30. The apparatus of claim 20, wherein the determining step comprises receiving location data via the interface system.
31. The apparatus of claim 20, wherein the logic system is further configured to control the display device to offer a benefit corresponding with the device location.
32. The apparatus of claim 20, further comprising an audio system comprising at least one sound-producing device, wherein the logic system is further configured to control the audio system to provide information corresponding with the device location.
33. The apparatus of claim 20, further comprising an apparatus for providing wagering games.
34. The apparatus of claim 21, wherein the static images and the video data correspond with the virtual apparatus location and the virtual apparatus orientation.
35. The apparatus of claim 21, wherein the logic system is further configured to control the display system to provide a virtual tour of an area by displaying static images corresponding to a sequence of virtual apparatus locations and virtual apparatus orientations.
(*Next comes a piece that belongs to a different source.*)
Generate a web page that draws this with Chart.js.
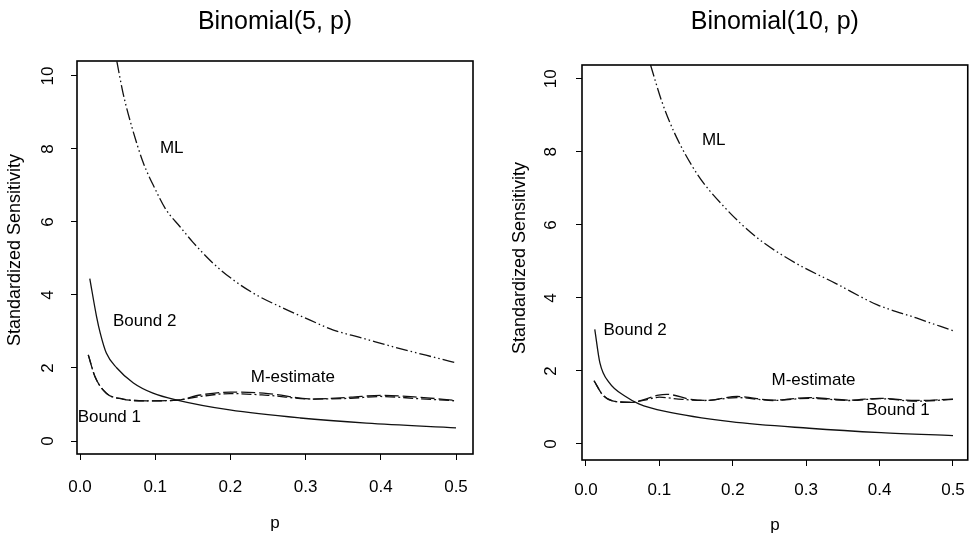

36. The apparatus of claim 21, further comprising a user interface, wherein the determining step comprises receiving, via the interface system, at least one of a virtual apparatus location or a virtual apparatus orientation.
37. The apparatus of claim 32, wherein the logic system is further configured to control the audio system to offer a benefit corresponding with the device location.
38. The apparatus of claim 21, wherein the logic system is further configured to control the display system to display video data corresponding to the sequence of virtual apparatus locations and virtual apparatus orientations.
39. A system for providing real-time navigation data, the system comprising:
apparatus for determining a location of a device;
apparatus for ascertaining an orientation of the device;
apparatus for displaying static images of objects near the device location, according to the device orientation;
apparatus for selecting at least one camera having a viewpoint that corresponds with the device location and orientation;
apparatus for obtaining video data from at least one selected camera;
apparatus for orienting the video data with the static images; and
apparatus for presenting the video data on the device.
40. The system of claim 39, wherein the determining apparatus is configured to determine a virtual device location and wherein the ascertaining apparatus is configured to determine a virtual device orientation.